Sams rushed eight times for 48 yards and attempted no passes in the game — he didn’t even play in the second half. Waters, who threw five interceptions in the first three games, instead fumbled twice Saturday, finishing with 275 passing yards on 19-of-30 attempts.

“Both of them deserve to play, both of them are good players, made a lot of mistakes at the position (Saturday),’’ Snyder said. “We’ve got to do a better job. We didn’t coach this game very well. We’ve got to do a better job because we’re going to utilize them. Both of them are going to play. We’ve got to do a better job of utilizing them to the fullest capacity.’‘

But what does that look like? A two-quarterback system doesn’t come with an owner’s manual, as Snyder has said on multiple occasions this season that he wants to better utilize Sams. The first time came following the Wildcats’ season-opening loss to North Dakota State when the sophomore appeared only twice — rushing for a 17-yard touchdown on his first carry.

Sams then carried the ball eight times for 63 yards and a TD against Louisiana, while completing 1 of 2 passes for 27 yards. He followed that up with 77 rushing yards and two completions for 12 yards in the Wildcats’ win over UMass.

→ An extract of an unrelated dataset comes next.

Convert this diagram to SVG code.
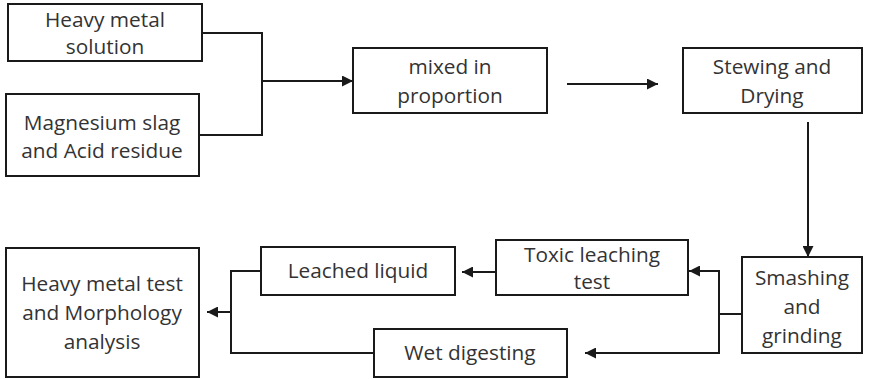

But Sams spent the entire second half on the sidelines Saturday, mostly because it is too difficult to climb back into a game running the ball and chewing clock.

It was a decision that apparently didn’t sit too well with receiver Tramaine Thompson.

“To leave all that talent on the sideline is upsetting,” Thompson said of Sams, who has only attempted four passes all season. “His throwing is overlooked, because we haven’t really shown he can throw. He can throw. You got to see what he could do in the spring game. That’s the most you’ve got to see him throw up until this point, but he can throw.’‘

But so far, only Waters has been allowed to really throw the ball. The junior has completed a stellar 67 percent of his passes for 948 yards and four touchdowns, passing for at least 275 yards three times this season. Snyder turned to Waters in the second half Saturday to get the Wildcats back in the game. It almost worked, as K-State had two chances inside the Texas 11-yard line in the closing minutes, but came away empty-handed both times due to a pair of fumbles by Waters.

“I can’t have that mistake at the end,” Waters said. “I’m putting it on my shoulders right now. I can’t do that being the quarterback and the leader — I can’t make those mistakes if we want to win.

“We drove down there and for me to make that mistake cost us the game. It’s hard to swallow, but I have to get better from it, and I think I will.”

Waters and the Wildcats have two weeks to do that before K-State has to travel to Stillwater, Okla., on Oct. 5 for another tough road text against Oklahoma State.

“We’ve obviously got to get better if we want to win on the road,” Waters said.